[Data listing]
□ □ □ □ □ □ □

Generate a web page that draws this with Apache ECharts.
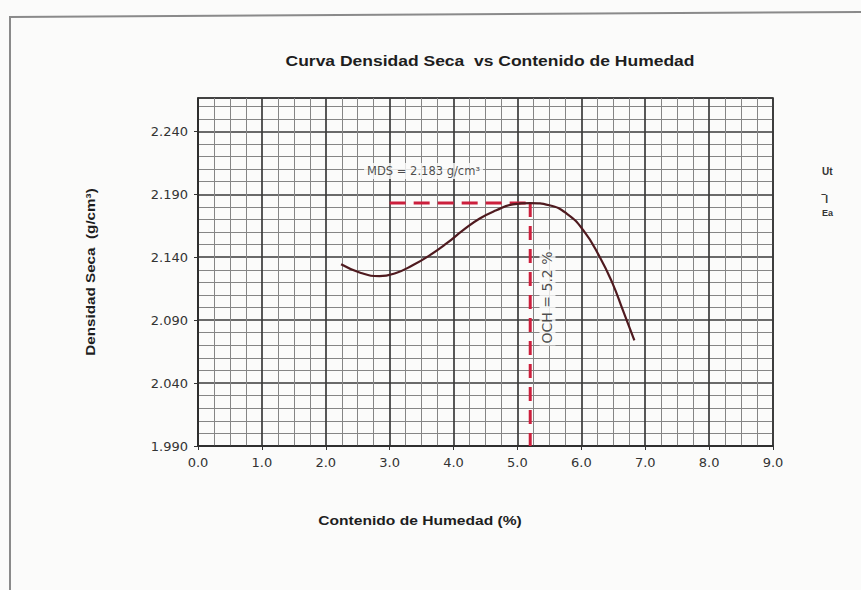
<!DOCTYPE html>
<html>
<head>
<meta charset="utf-8">
<script src="https://cdn.jsdelivr.net/npm/echarts@6/dist/echarts.min.js"></script>
<style>html,body{margin:0;padding:0;background:#fbfbfa;}#c{width:861px;height:590px;}</style>
</head>
<body>
<div id="c"></div>
<script>
// ---- data ----
const titleText = 'Curva Densidad Seca  vs Contenido de Humedad';
const xAxisName = 'Contenido de Humedad (%)';
const yAxisName = 'Densidad Seca  (g/cm³)';
const xTicks = [0, 1, 2, 3, 4, 5, 6, 7, 8, 9];
const yTicks = [1.990, 2.040, 2.090, 2.140, 2.190, 2.240];
const moisture = [2.24, 2.55, 2.84, 3.10, 3.36, 3.63, 3.89, 4.15, 4.41, 4.67, 4.93, 5.20, 5.50, 5.77, 6.03, 6.29, 6.49, 6.65, 6.83];
const density  = [2.1344, 2.1275, 2.1249, 2.1275, 2.1336, 2.1416, 2.1509, 2.1615, 2.1708, 2.1773, 2.1820, 2.1830, 2.1813, 2.1747, 2.1615, 2.1400, 2.1190, 2.0979, 2.0740];
const mdsValue = 2.183;
const ochValue = 5.2;
const dashStartX = 3.0;
const mdsLabel = 'MDS = 2.183 g/cm³';
const ochLabel = 'OCH = 5.2 %';
const sideTexts = ['Ut', '‾I', 'Ea'];

const yMin = yTicks[0];
const yMax = 2.2665;

const chart = echarts.init(document.getElementById('c'), null, {renderer: 'svg'});
const font = 'Liberation Sans, Arial, sans-serif';
const tickFont = 'DejaVu Sans, sans-serif';
const curve = moisture.map((x, i) => [x, density[i]]);
const bg = '#fbfbfa';

chart.setOption({
  animation: false,
  backgroundColor: bg,
  grid: {left: 198, top: 98, right: 88, bottom: 144, show: true, borderColor: '#2a2a2a', borderWidth: 1.6, backgroundColor: 'transparent'},
  xAxis: {
    type: 'value', min: xTicks[0], max: xTicks[xTicks.length - 1], interval: 1,
    axisLine: {show: true, lineStyle: {color: '#2a2a2a', width: 1.6}},
    axisTick: {show: true, length: 4, lineStyle: {color: '#333'}},
    axisLabel: {fontFamily: tickFont, fontSize: 13, color: '#333', margin: 10, formatter: v => v.toFixed(1)},
    splitLine: {show: true, lineStyle: {color: '#3a3a3a', width: 1.7}},
    minorTick: {show: false, splitNumber: 4},
    minorSplitLine: {show: true, lineStyle: {color: '#858585', width: 1}}
  },
  yAxis: {
    type: 'value', min: yMin, max: yMax, interval: 0.05,
    axisLine: {show: true, lineStyle: {color: '#2a2a2a', width: 1.6}},
    axisTick: {show: true, length: 4, lineStyle: {color: '#333'}},
    axisLabel: {fontFamily: tickFont, fontSize: 13, color: '#333', margin: 10, showMaxLabel: false,
      formatter: v => (Math.abs(v - yMax) < 1e-6 ? '' : v.toFixed(3))},
    splitLine: {show: true, lineStyle: {color: '#3a3a3a', width: 1.7}},
    minorTick: {show: false, splitNumber: 5},
    minorSplitLine: {show: true, lineStyle: {color: '#858585', width: 1}}
  },
  series: [
    {
      type: 'line', data: [[dashStartX, mdsValue], [ochValue, mdsValue]],
      symbol: 'none', lineStyle: {color: '#cc1f3c', width: 3, type: [16, 8]}, z: 3
    },
    {
      type: 'line', data: [[ochValue, mdsValue], [ochValue, yMin]],
      symbol: 'none', lineStyle: {color: '#cc1f3c', width: 3, type: [14, 9]}, z: 3
    },
    {
      type: 'line', data: curve, smooth: 0.5, symbol: 'none',
      lineStyle: {color: '#4f1a1f', width: 2.2}, z: 4
    },
    {
      type: 'scatter', symbolSize: 0, silent: true, z: 5,
      data: [[dashStartX + 0.53, mdsValue + 0.0255]],
      label: {show: true, position: 'inside', formatter: mdsLabel,
        fontFamily: tickFont, fontSize: 11.5, color: '#1e1e1e',
        backgroundColor: bg, padding: [2, 3]}
    },
    {
      type: 'scatter', symbolSize: 0, silent: true, z: 5,
      data: [[ochValue + 0.27, 2.108]],
      label: {show: true, position: 'inside', rotate: 90, formatter: ochLabel,
        fontFamily: tickFont, fontSize: 14, color: '#1e1e1e',
        backgroundColor: bg, padding: [1, 2]}
    }
  ],
  graphic: [
    {type: 'line', shape: {x1: 10, y1: 17, x2: 861, y2: 12}, style: {stroke: '#8a8a8a', lineWidth: 2}},
    {type: 'line', shape: {x1: 10, y1: 16, x2: 10, y2: 590}, style: {stroke: '#8a8a8a', lineWidth: 2}},
    {type: 'text', x: 490, y: 61, scaleX: 1.25,
      style: {text: titleText, font: 'bold 14px Liberation Sans', fill: '#1e1e1e', align: 'center', verticalAlign: 'middle'}},
    {type: 'text', x: 420, y: 521, scaleX: 1.3,
      style: {text: xAxisName, font: 'bold 12px Liberation Sans', fill: '#1e1e1e', align: 'center', verticalAlign: 'middle'}},
    {type: 'text', x: 91, y: 272, rotation: Math.PI / 2, scaleX: 1.27,
      style: {text: yAxisName, font: 'bold 12px Liberation Sans', fill: '#1e1e1e', align: 'center', verticalAlign: 'middle'}},
    {type: 'text', x: 822, y: 171, style: {text: sideTexts[0], font: 'bold 10px Liberation Sans', fill: '#333', verticalAlign: 'middle'}},
    {type: 'text', x: 822, y: 199, style: {text: sideTexts[1], font: 'bold 10px Liberation Sans', fill: '#333', verticalAlign: 'middle'}},
    {type: 'text', x: 822, y: 213, style: {text: sideTexts[2], font: 'bold 9px Liberation Sans', fill: '#333', verticalAlign: 'middle'}}
  ]
});
</script>
</body>
</html>
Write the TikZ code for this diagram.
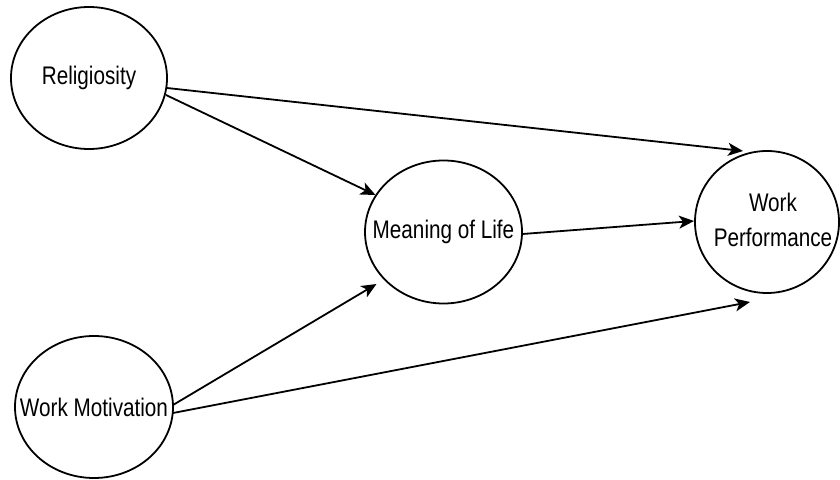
\documentclass[tikz,border=0pt]{standalone}
\usepackage{fontspec}
\setmainfont{Liberation Sans}
\usetikzlibrary{arrows.meta,shapes.geometric}
\newcommand{\vtxt}[1]{\makebox[0pt]{\scalebox{1}[1.23]{#1}}}
\begin{document}
\begin{tikzpicture}[x=1pt,y=1pt,
  var/.style={draw=black, line width=1.8pt, ellipse, inner sep=0pt, fill=white,
    font=\fontsize{20.7}{29}\selectfont},
  link/.style={line width=1.8pt, -{Stealth[length=15pt,width=13pt,inset=4pt]}}]
\useasboundingbox (0,0) rectangle (840,479);
\node[var, minimum width=156pt, minimum height=142pt] (rel) at (89,401) {\vtxt{Religiosity}};
\node[var, minimum width=158pt, minimum height=142pt] (mot) at (94,72) {\vtxt{Work Motivation}};
\node[var, minimum width=157pt, minimum height=143pt] (mol) at (443.5,247) {\vtxt{Meaning of Life}};
\node[var, minimum width=144pt, minimum height=142pt] (wp) at (767,257)
  {\makebox[0pt]{\kern12pt\scalebox{1}[1.23]{\begin{tabular}{@{}c@{}}Work\\Performance\end{tabular}}}};
\draw[link] ([shift={(78,-10)}]rel.center) -- ([shift={(-24,71)}]wp.center);
\draw[link] ([shift={(77,-17)}]rel.center) -- ([shift={(-68,37)}]mol.center);
\draw[link] ([shift={(79,-2)}]mol.center) -- ([shift={(-73,1)}]wp.center);
\draw[link] ([shift={(79,2)}]mot.center) -- ([shift={(-67,-52)}]mol.center);
\draw[link] ([shift={(79,-6)}]mot.center) -- ([shift={(-17,-80)}]wp.center);
\end{tikzpicture}
\end{document}
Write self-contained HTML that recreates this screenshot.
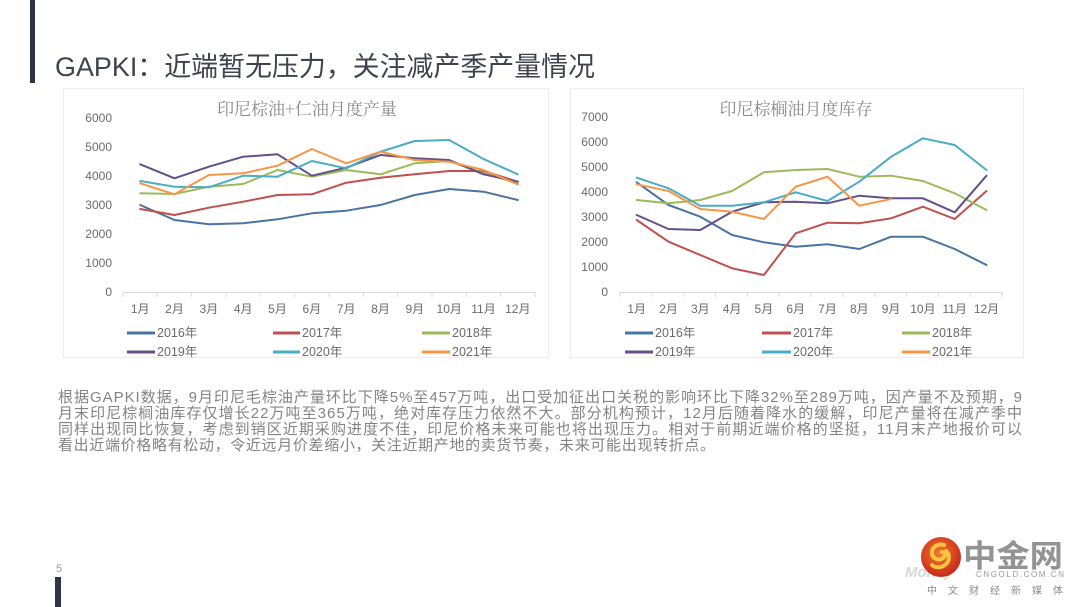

□ □ □ □ □ □ □

Brief: Quote, exactly and only, the lines from the first line of the data above through the line containing "const yMax = 2.2665;". The pictures do not belong in it.

Solution to this task:
Generate a web page that draws this with Apache ECharts.
<!DOCTYPE html>
<html>
<head>
<meta charset="utf-8">
<script src="https://cdn.jsdelivr.net/npm/echarts@6/dist/echarts.min.js"></script>
<style>html,body{margin:0;padding:0;background:#fbfbfa;}#c{width:861px;height:590px;}</style>
</head>
<body>
<div id="c"></div>
<script>
// ---- data ----
const titleText = 'Curva Densidad Seca  vs Contenido de Humedad';
const xAxisName = 'Contenido de Humedad (%)';
const yAxisName = 'Densidad Seca  (g/cm³)';
const xTicks = [0, 1, 2, 3, 4, 5, 6, 7, 8, 9];
const yTicks = [1.990, 2.040, 2.090, 2.140, 2.190, 2.240];
const moisture = [2.24, 2.55, 2.84, 3.10, 3.36, 3.63, 3.89, 4.15, 4.41, 4.67, 4.93, 5.20, 5.50, 5.77, 6.03, 6.29, 6.49, 6.65, 6.83];
const density  = [2.1344, 2.1275, 2.1249, 2.1275, 2.1336, 2.1416, 2.1509, 2.1615, 2.1708, 2.1773, 2.1820, 2.1830, 2.1813, 2.1747, 2.1615, 2.1400, 2.1190, 2.0979, 2.0740];
const mdsValue = 2.183;
const ochValue = 5.2;
const dashStartX = 3.0;
const mdsLabel = 'MDS = 2.183 g/cm³';
const ochLabel = 'OCH = 5.2 %';
const sideTexts = ['Ut', '‾I', 'Ea'];

const yMin = yTicks[0];
const yMax = 2.2665;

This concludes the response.